To remedy this, the authors develop two adjustment schemes. The first, a scale adjustment, rescales the log‑composite likelihood by a factor derived from the trace of the Godambe information relative to the Fisher information of the full model. This linear transformation aligns the overall magnitude of the pseudo‑log‑posterior with that of the genuine log‑posterior. The second, a curvature adjustment, modifies the proposal covariance matrix in the MH algorithm so that its curvature matches the inverse Godambe information. In practice, this means that after drawing a candidate from a multivariate normal proposal, the acceptance probability is computed using a corrected log‑likelihood that incorporates the curvature factor, thereby ensuring that the resulting chain targets a distribution with the correct dispersion.

The algorithm proceeds as follows: (i) initialize parameters; (ii) generate a candidate using a normal proposal; (iii) compute the adjusted composite log‑likelihood and its gradient; (iv) evaluate the Metropolis acceptance ratio with the adjustments applied; (v) repeat.

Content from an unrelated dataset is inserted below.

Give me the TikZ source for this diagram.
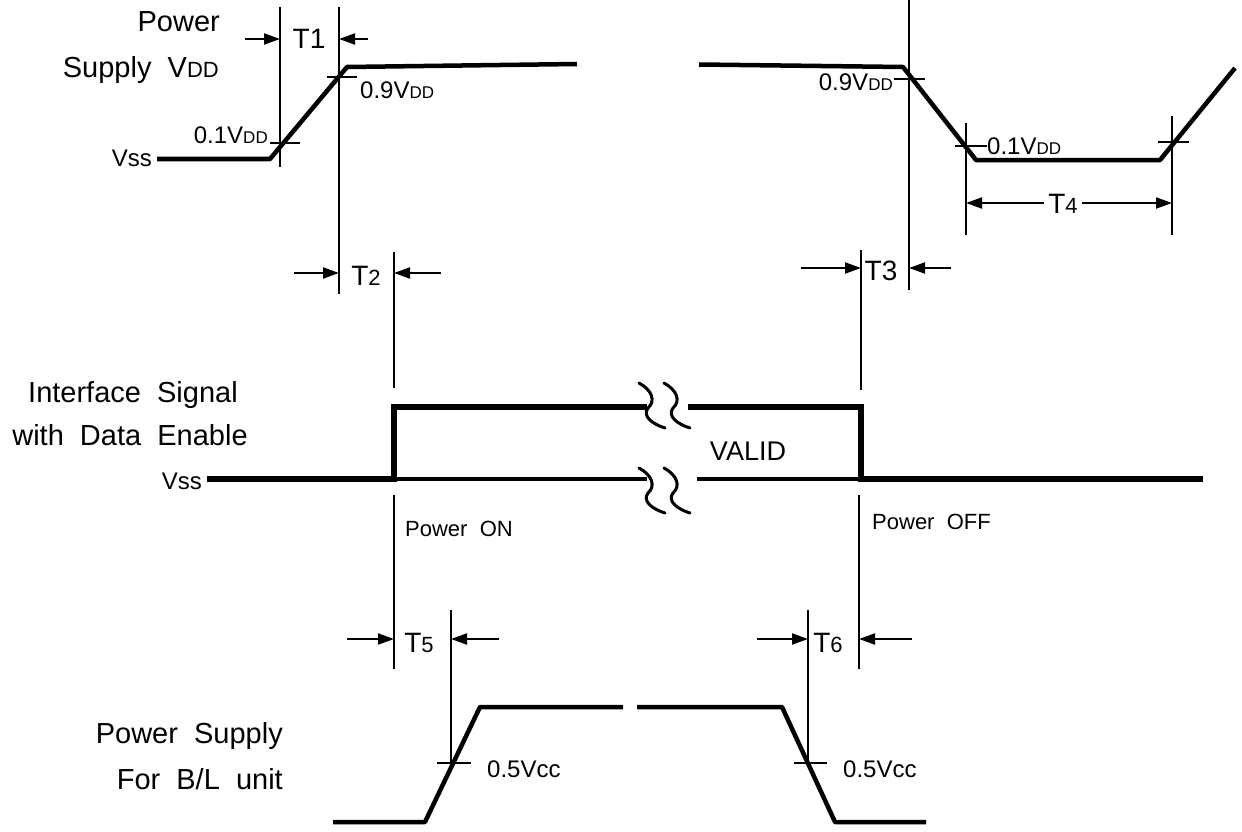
\documentclass[tikz,border=0pt]{standalone}
\usepackage{fontspec}
\setmainfont{Liberation Sans}
\usetikzlibrary{arrows.meta}
\newcommand\ddsub[1]{{\fontsize{#1}{#1}\selectfont DD}}
\newcommand\tsub[1]{{\fontsize{22}{24}\selectfont #1}}
\tikzset{
 lbl/.style={font=\fontsize{29}{34}\selectfont, inner sep=0pt},
 sml/.style={font=\fontsize{24}{28}\selectfont, inner sep=0pt},
 tlab/.style={font=\fontsize{28}{32}\selectfont, inner sep=0pt},
 onoff/.style={font=\fontsize{22}{26}\selectfont, inner sep=0pt},
 wave/.style={line width=4.5pt, line join=round},
 bus/.style={line width=6.5pt, line join=miter},
 thinbus/.style={line width=3.2pt},
 dim/.style={line width=2pt},
 dimarr/.style={line width=2pt, -{Triangle[length=16pt,width=11pt]}},
 brk/.style={line width=3pt, line cap=round},
}
\begin{document}
\begin{tikzpicture}[x=1pt,y=-1pt]
\fill[white] (0,0) rectangle (1242,832);
\useasboundingbox (0,0) rectangle (1242,832);

% ---------- Power supply VDD ----------
\node[lbl, anchor=base east] (pw) at (220,32) {Power};
\node[lbl, anchor=base east] (sv) at (219,78) {Supply\ \ V\ddsub{22}};
\node[sml, anchor=base east] (vssa) at (152,167) {Vss};
\draw[wave] (157,159) -- (270,159) -- (347,67) -- (577,64);
\node[sml, anchor=base east] (l01a) at (268,144) {0.1V\ddsub{17}};
\draw[dim] (270,143) -- (300,143);
\draw[dim] (327,77) -- (357,77);
\node[sml, anchor=base west] (l09a) at (360,99) {0.9V\ddsub{17}};
\draw[dim] (280,7) -- (280,167);
\draw[dim] (339,7) -- (339,294);
\draw[dimarr] (245,39) -- (280,39);
\draw[dimarr] (368,39) -- (339,39);
\node[tlab, anchor=base] (t1) at (309,49) {T1};

% T2
\draw[dim] (394,252) -- (394,388);
\draw[dimarr] (294,273) -- (339,273);
\draw[dimarr] (441,273) -- (394,273);
\node[tlab, anchor=base] (t2) at (366,285) {T\tsub{2}};

% right part
\draw[wave] (699,64.5) -- (903,67) -- (976,160) -- (1160,160) -- (1235,68);
\draw[dim] (909,0) -- (909,290);
\draw[dim] (894,79) -- (925,79);
\node[sml, anchor=base east] (l09b) at (893,91) {0.9V\ddsub{17}};
\draw[dim] (955,146) -- (987,146);
\node[sml, anchor=base west] (l01b) at (987,154) {0.1V\ddsub{17}};
\draw[dim] (966,123) -- (966,235);
\draw[dim] (1158,142) -- (1189,142);
\draw[dim] (1172,116) -- (1172,235);
\draw[dimarr] (1062,203) -- (966,203);
\draw[dimarr] (1062,203) -- (1172,203);
\node[tlab, fill=white, inner xsep=4pt, inner ysep=1pt, anchor=base] (t4) at (1063,213) {T\tsub{4}};

% T3
\draw[dim] (861,250) -- (861,390);
\draw[dimarr] (801,268) -- (861,268);
\draw[dimarr] (951,268) -- (909,268);
\node[tlab, anchor=base] (t3) at (881,280) {T3};

% ---------- Interface signal ----------
\node[lbl, anchor=base] (ifa) at (133,402) {Interface\ \ Signal};
\node[lbl, anchor=base] (ifb) at (130,445) {with\ \ Data\ \ Enable};
\node[sml, anchor=base east] (vssb) at (202,489) {Vss};
\draw[bus] (207,479) -- (394,479) -- (394,407) -- (647,407);
\draw[bus] (688,407) -- (861,407) -- (861,479) -- (1203,479);
\draw[thinbus] (394,479) -- (647,479);
\draw[thinbus] (697,479) -- (861,479);
\foreach \dx/\dy in {0/0,25/0,0/85,25/85}{
  \draw[brk, shift={(\dx,\dy)}] (639,383) .. controls (652,390) and (656,401) .. (648,408)
     .. controls (642,416) and (652,424) .. (665,428);
}
\node[font=\fontsize{27}{30}\selectfont, inner sep=0pt, anchor=base] (valid) at (748,460) {VALID};

\draw[dim] (394,495) -- (394,669);
\draw[dim] (859,495) -- (859,669);
\node[onoff, anchor=base west] (pon) at (405,536) {Power\ \ ON};
\node[onoff, anchor=base west] (poff) at (872,529) {Power\ \ OFF};

% ---------- Power supply B/L ----------
\node[lbl, anchor=base east] (bla) at (283,743) {Power\ \ Supply};
\node[lbl, anchor=base east] (blb) at (283,789) {For\ \ B/L\ \ unit};
\draw[wave] (333,822) -- (425,822) -- (480,707) -- (623,707);
\draw[wave] (637,707) -- (782,707) -- (835,822) -- (926,822);

% T5
\draw[dim] (451,610) -- (451,763);
\draw[dim] (437,763) -- (471,763);
\draw[dimarr] (347,639) -- (394,639);
\draw[dimarr] (499,639) -- (451,639);
\node[tlab, anchor=base] (t5) at (419,652) {T\tsub{5}};
\node[sml, anchor=base west] (vcca) at (487,777) {0.5Vcc};

% T6
\draw[dim] (808,610) -- (808,763);
\draw[dim] (794,763) -- (827,763);
\draw[dimarr] (757,639) -- (808,639);
\draw[dimarr] (912,639) -- (859,639);
\node[tlab, anchor=base] (t6) at (828,652) {T\tsub{6}};
\node[sml, anchor=base west] (vccb) at (843,777) {0.5Vcc};
\end{tikzpicture}
\end{document}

The computational burden remains modest because only the low‑dimensional components of the composite likelihood need to be evaluated at each iteration, avoiding the combinatorial explosion of the full likelihood.

The authors assess performance through extensive simulation studies. They generate data from multivariate Gaussian and spatial extreme‑value models with varying dimensions and dependence structures. For each scenario they compare the unadjusted pseudo‑posterior, the scale‑adjusted version, and the curvature‑adjusted version against a benchmark posterior obtained via full‑likelihood MCMC (when feasible). Evaluation metrics include Kullback‑Leibler divergence, mean‑squared error of posterior means, and coverage of nominal 95 % credible intervals. Results consistently show that both adjustments dramatically reduce divergence and improve interval coverage, with the curvature adjustment generally outperforming the simple scale correction, especially in higher dimensions where the shape of the posterior surface deviates more strongly from a quadratic form.

A real‑data application focuses on spatial extremes of rainfall in the United Kingdom. The authors fit a spatial Generalized Pareto Process model, where the full likelihood is intractable due to the complex dependence structure. They construct a pairwise composite likelihood based on neighboring stations and apply the two adjustment methods within the MH sampler. The adjusted Bayesian inference yields parameter estimates and predictive maps that align closely with those obtained from a computationally intensive block‑bootstrap frequentist approach, while providing coherent uncertainty quantification through posterior credible intervals. Notably, the curvature‑adjusted posterior captures the spatial variability of extreme rainfall more accurately than the unadjusted pseudo‑posterior.

In conclusion, the study demonstrates that composite likelihoods can be effectively incorporated into Bayesian inference provided that appropriate scaling or curvature corrections are applied. These adjustments reconcile the pseudo‑posterior with the true posterior’s variance structure, delivering reliable uncertainty estimates without sacrificing the computational advantages of composite likelihoods. The methodology is especially valuable for high‑dimensional spatial and temporal extreme‑value problems, where full likelihood evaluation is prohibitive. Future work suggested includes extensions to hierarchical composite likelihoods, adaptive proposal mechanisms, and theoretical investigations of convergence rates under the adjusted schemes.